▶ _WHAT THE EXERCISE ASKS_: Repeat, exactly and completely, the material that follows. Omit the pictures.

start DATASET ROWS

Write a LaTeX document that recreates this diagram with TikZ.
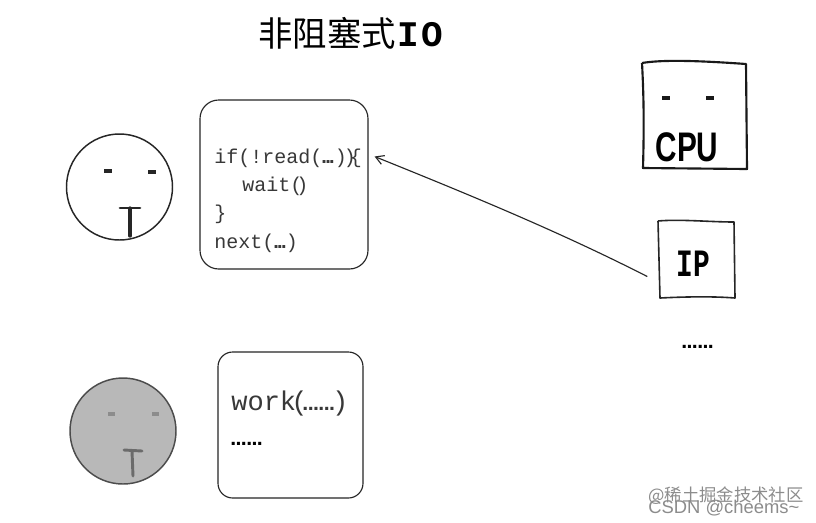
\documentclass[tikz,border=0pt]{standalone}
\usepackage{fontspec}
\setmainfont{Liberation Sans}
\setmonofont{Liberation Mono}
\newfontfamily\cjk{Noto Sans CJK SC}
\usetikzlibrary{arrows.meta}
% three tight dots (code box) and six heavy dots
\newcommand{\threedots}{{\rmfamily\bfseries\fontsize{15}{15}\selectfont .\kern-1.2pt.\kern-1.2pt.}}
\newcommand{\sixdots}{{\rmfamily\bfseries\fontsize{16}{16}\selectfont .\kern-0.45pt.\kern-0.45pt.\kern-0.45pt.\kern-0.45pt.\kern-0.45pt.}}
\tikzset{
  x=0.75pt,y=-0.75pt,
  face/.style={circle,draw=#1,line width=1.1pt,minimum size=79.5pt,inner sep=0pt},
  softbox/.style={draw=black!85,line width=0.85pt,rounded corners=14pt,inner sep=0pt},
  handnode/.style={inner sep=0pt},
  codeline/.style={font=\ttfamily\fontsize{15}{15}\selectfont,inner sep=0pt,anchor=base west,text=black!78},
  dotsline/.style={inner sep=0pt,anchor=base west,text=black},
  eyeA/.style={line width=2.4pt,black!85},
  eyeB/.style={line width=2.6pt,black!45},
  mouthB/.style={line width=2.2pt,black!58,line cap=round},
  wm/.style={inner sep=0pt,anchor=west,text=black!45},
}
\begin{document}
\begin{tikzpicture}
\useasboundingbox[fill=white] (0,0) rectangle (816,522);

% title
\node[inner sep=0pt,anchor=base west] (title) at (258,46) {{\cjk\fontsize{25.8}{25.8}\selectfont 非阻塞式}{\ttfamily\bfseries\fontsize{27}{27}\selectfont\kern1pt I\kern2pt O}};

% upper face
\node[face=black!85,fill=white] (face1) at (119.5,187) {};
\draw[eyeA] (104,171) -- (112,171);
\draw[eyeA] (148,172) -- (156,172);
\draw[line width=2pt,black!85,line cap=round] (120,208) -- (140,208);
\draw[line width=2.4pt,black!85,line cap=round] (130,208) -- (130,236);

% lower face
\node[face=black!70,fill=black!28] (face2) at (123,431) {};
\draw[eyeB] (108,414) -- (115,414);
\draw[eyeB] (152,414) -- (159,414);
\draw[mouthB] (124,450) -- (142,451);
\draw[mouthB] (132,451) -- (133,476);

% code boxes
\node[softbox,minimum width=126pt,minimum height=126.75pt] (box1) at (284,184.5) {};
\node[codeline] (code1) at (214,163) {if(!read(\kern-0.75pt\threedots)\kern-2.25pt)\kern-4.5pt\{};
\node[codeline] (code2) at (242,191.4) {wait(\kern-4.5pt)};
\node[codeline] (code3) at (214,219.8) {\}};
\node[codeline] (code4) at (214,248.2) {next(\kern-0.75pt\threedots\kern-0.75pt)};

\node[softbox,minimum width=108.75pt,minimum height=109.5pt,rounded corners=11pt] (box2) at (290.5,425) {};
\node[codeline,font=\ttfamily\fontsize{20.3}{20.3}\selectfont] (work) at (231,410) {work\kern-3.75pt(\kern-3.75pt\sixdots\kern-2.25pt)};
\node[dotsline] (more1) at (230,445) {\sixdots};

% CPU box
\node[handnode,minimum width=78pt,minimum height=80pt] (cpu) at (694.5,115.5) {};
\draw[line width=1.6pt,black!90,line join=round] (642,63) .. controls (660,60) and (690,60) .. (746,64) -- (747,169) -- (643,168) .. controls (644,130) and (644,100) .. (642,63);
\draw[line width=2.6pt,black!90] (662,98) -- (670,98);
\draw[line width=2.6pt,black!90] (706,98) -- (714,98);
\node[inner sep=0pt,anchor=center,xscale=.72,font=\bfseries\fontsize{31}{31}\selectfont] (cputext) at (687,147) {CPU};

% IP box
\node[handnode,minimum width=57pt,minimum height=58pt] (ip) at (696.5,259.5) {};
\draw[line width=1.2pt,black!85,line join=round] (658,221) .. controls (680,219) and (710,222) .. (734,222) -- (735,298) .. controls (710,296) and (680,297) .. (660,298) -- (658,221);
\node[inner sep=0pt,anchor=center,xscale=.72,font=\ttfamily\bfseries\fontsize{29}{29}\selectfont] (iptext) at (693,264) {IP};

\node[dotsline] (more2) at (681,348) {\sixdots};

% connector
\draw[line width=0.85pt,black!85,-{Straight Barb[length=6pt,width=8pt,angle'=60]}]
  ([shift={(-11,17)}]ip.west) .. controls (560,232) and (470,195) .. ([shift={(6,-28)}]box1.east);

% watermark
\node[wm,font=\fontsize{13.8}{13.8}\selectfont] (wm1) at (648,508) {CSDN @cheems\char`\~};
\node[wm,font=\cjk\fontsize{13}{13}\selectfont] (wm2) at (648,496) {@稀土掘金技术社区};
\end{tikzpicture}
\end{document}
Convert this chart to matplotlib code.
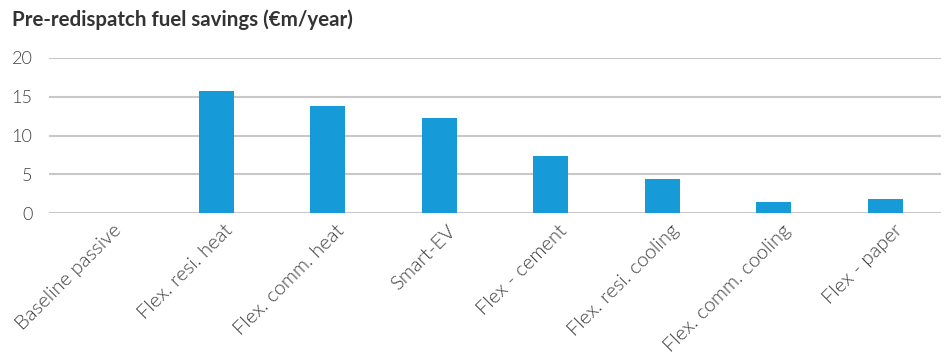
import matplotlib.pyplot as plt
from matplotlib.transforms import ScaledTranslation

# datos
categorias = ["Baseline passive", "Flex. resi. heat", "Flex. comm. heat", "Smart-EV",
              "Flex - cement", "Flex. resi. cooling", "Flex. comm. cooling", "Flex - paper"]
ahorros = [0, 15.8, 13.8, 12.3, 7.4, 4.4, 1.45, 1.8]
yticks = [0, 5, 10, 15, 20]

plt.rcParams['font.family'] = ['Lato', 'DejaVu Sans']

fig = plt.figure(figsize=(9.46, 3.56), dpi=100)
ax = fig.add_axes([49 / 946, 143 / 356, 892 / 946, 155 / 356])

x = range(len(categorias))
ax.bar(x, ahorros, width=0.31, color='#169bd8', zorder=3)

ax.set_ylim(0, 20)
ax.set_xlim(-0.5, len(categorias) - 0.5)
ax.set_yticks(yticks)
ax.yaxis.grid(True, color='#c8c8c8', linewidth=1.5, zorder=0)
for s in ax.spines.values():
    s.set_visible(False)
ax.tick_params(length=0)
ax.set_yticklabels([str(v) for v in yticks], fontsize=13, color='#404040', fontweight=300)
ax.tick_params(axis='y', pad=12)

ax.set_xticks(list(x))
ax.set_xticklabels(categorias, rotation=45, ha='right', va='center',
                   rotation_mode='anchor', fontsize=14.5, color='#404040', fontweight=300)
offset = ScaledTranslation(14 / 100, -10 / 100, fig.dpi_scale_trans)
for lab in ax.get_xticklabels():
    lab.set_transform(lab.get_transform() + offset)

fig.text(12 / 946, 1 - 20 / 356, "Pre-redispatch fuel savings (€m/year)", fontsize=14.8,
         fontweight='bold', color='#333333', va='center', ha='left')

fig.savefig('out.png', dpi=100)
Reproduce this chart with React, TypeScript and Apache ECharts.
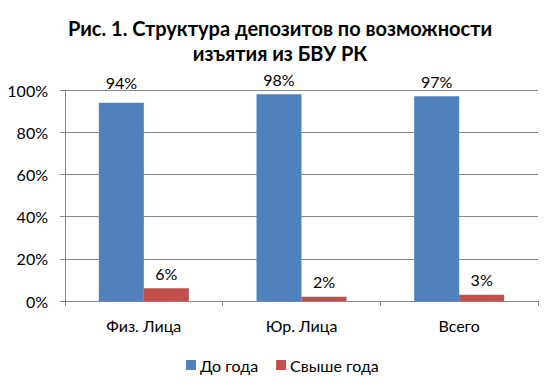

end DATASET ROWS

▶ _SOLUTION TO THIS EXERCISE_:
Write a LaTeX document that recreates this diagram with TikZ.
\documentclass[tikz,border=0pt]{standalone}
\usepackage{fontspec}
\setmainfont{Liberation Sans}
\setmonofont{Liberation Mono}
\newfontfamily\cjk{Noto Sans CJK SC}
\usetikzlibrary{arrows.meta}
% three tight dots (code box) and six heavy dots
\newcommand{\threedots}{{\rmfamily\bfseries\fontsize{15}{15}\selectfont .\kern-1.2pt.\kern-1.2pt.}}
\newcommand{\sixdots}{{\rmfamily\bfseries\fontsize{16}{16}\selectfont .\kern-0.45pt.\kern-0.45pt.\kern-0.45pt.\kern-0.45pt.\kern-0.45pt.}}
\tikzset{
  x=0.75pt,y=-0.75pt,
  face/.style={circle,draw=#1,line width=1.1pt,minimum size=79.5pt,inner sep=0pt},
  softbox/.style={draw=black!85,line width=0.85pt,rounded corners=14pt,inner sep=0pt},
  handnode/.style={inner sep=0pt},
  codeline/.style={font=\ttfamily\fontsize{15}{15}\selectfont,inner sep=0pt,anchor=base west,text=black!78},
  dotsline/.style={inner sep=0pt,anchor=base west,text=black},
  eyeA/.style={line width=2.4pt,black!85},
  eyeB/.style={line width=2.6pt,black!45},
  mouthB/.style={line width=2.2pt,black!58,line cap=round},
  wm/.style={inner sep=0pt,anchor=west,text=black!45},
}
\begin{document}
\begin{tikzpicture}
\useasboundingbox[fill=white] (0,0) rectangle (816,522);

% title
\node[inner sep=0pt,anchor=base west] (title) at (258,46) {{\cjk\fontsize{25.8}{25.8}\selectfont 非阻塞式}{\ttfamily\bfseries\fontsize{27}{27}\selectfont\kern1pt I\kern2pt O}};

% upper face
\node[face=black!85,fill=white] (face1) at (119.5,187) {};
\draw[eyeA] (104,171) -- (112,171);
\draw[eyeA] (148,172) -- (156,172);
\draw[line width=2pt,black!85,line cap=round] (120,208) -- (140,208);
\draw[line width=2.4pt,black!85,line cap=round] (130,208) -- (130,236);

% lower face
\node[face=black!70,fill=black!28] (face2) at (123,431) {};
\draw[eyeB] (108,414) -- (115,414);
\draw[eyeB] (152,414) -- (159,414);
\draw[mouthB] (124,450) -- (142,451);
\draw[mouthB] (132,451) -- (133,476);

% code boxes
\node[softbox,minimum width=126pt,minimum height=126.75pt] (box1) at (284,184.5) {};
\node[codeline] (code1) at (214,163) {if(!read(\kern-0.75pt\threedots)\kern-2.25pt)\kern-4.5pt\{};
\node[codeline] (code2) at (242,191.4) {wait(\kern-4.5pt)};
\node[codeline] (code3) at (214,219.8) {\}};
\node[codeline] (code4) at (214,248.2) {next(\kern-0.75pt\threedots\kern-0.75pt)};

\node[softbox,minimum width=108.75pt,minimum height=109.5pt,rounded corners=11pt] (box2) at (290.5,425) {};
\node[codeline,font=\ttfamily\fontsize{20.3}{20.3}\selectfont] (work) at (231,410) {work\kern-3.75pt(\kern-3.75pt\sixdots\kern-2.25pt)};
\node[dotsline] (more1) at (230,445) {\sixdots};

% CPU box
\node[handnode,minimum width=78pt,minimum height=80pt] (cpu) at (694.5,115.5) {};
\draw[line width=1.6pt,black!90,line join=round] (642,63) .. controls (660,60) and (690,60) .. (746,64) -- (747,169) -- (643,168) .. controls (644,130) and (644,100) .. (642,63);
\draw[line width=2.6pt,black!90] (662,98) -- (670,98);
\draw[line width=2.6pt,black!90] (706,98) -- (714,98);
\node[inner sep=0pt,anchor=center,xscale=.72,font=\bfseries\fontsize{31}{31}\selectfont] (cputext) at (687,147) {CPU};

% IP box
\node[handnode,minimum width=57pt,minimum height=58pt] (ip) at (696.5,259.5) {};
\draw[line width=1.2pt,black!85,line join=round] (658,221) .. controls (680,219) and (710,222) .. (734,222) -- (735,298) .. controls (710,296) and (680,297) .. (660,298) -- (658,221);
\node[inner sep=0pt,anchor=center,xscale=.72,font=\ttfamily\bfseries\fontsize{29}{29}\selectfont] (iptext) at (693,264) {IP};

\node[dotsline] (more2) at (681,348) {\sixdots};

% connector
\draw[line width=0.85pt,black!85,-{Straight Barb[length=6pt,width=8pt,angle'=60]}]
  ([shift={(-11,17)}]ip.west) .. controls (560,232) and (470,195) .. ([shift={(6,-28)}]box1.east);

% watermark
\node[wm,font=\fontsize{13.8}{13.8}\selectfont] (wm1) at (648,508) {CSDN @cheems\char`\~};
\node[wm,font=\cjk\fontsize{13}{13}\selectfont] (wm2) at (648,496) {@稀土掘金技术社区};
\end{tikzpicture}
\end{document}
Convert this chart to matplotlib code.
import matplotlib.pyplot as plt
from matplotlib.transforms import ScaledTranslation

# datos
categorias = ["Baseline passive", "Flex. resi. heat", "Flex. comm. heat", "Smart-EV",
              "Flex - cement", "Flex. resi. cooling", "Flex. comm. cooling", "Flex - paper"]
ahorros = [0, 15.8, 13.8, 12.3, 7.4, 4.4, 1.45, 1.8]
yticks = [0, 5, 10, 15, 20]

plt.rcParams['font.family'] = ['Lato', 'DejaVu Sans']

fig = plt.figure(figsize=(9.46, 3.56), dpi=100)
ax = fig.add_axes([49 / 946, 143 / 356, 892 / 946, 155 / 356])

x = range(len(categorias))
ax.bar(x, ahorros, width=0.31, color='#169bd8', zorder=3)

ax.set_ylim(0, 20)
ax.set_xlim(-0.5, len(categorias) - 0.5)
ax.set_yticks(yticks)
ax.yaxis.grid(True, color='#c8c8c8', linewidth=1.5, zorder=0)
for s in ax.spines.values():
    s.set_visible(False)
ax.tick_params(length=0)
ax.set_yticklabels([str(v) for v in yticks], fontsize=13, color='#404040', fontweight=300)
ax.tick_params(axis='y', pad=12)

ax.set_xticks(list(x))
ax.set_xticklabels(categorias, rotation=45, ha='right', va='center',
                   rotation_mode='anchor', fontsize=14.5, color='#404040', fontweight=300)
offset = ScaledTranslation(14 / 100, -10 / 100, fig.dpi_scale_trans)
for lab in ax.get_xticklabels():
    lab.set_transform(lab.get_transform() + offset)

fig.text(12 / 946, 1 - 20 / 356, "Pre-redispatch fuel savings (€m/year)", fontsize=14.8,
         fontweight='bold', color='#333333', va='center', ha='left')

fig.savefig('out.png', dpi=100)
Reproduce this chart with React, TypeScript and Apache ECharts.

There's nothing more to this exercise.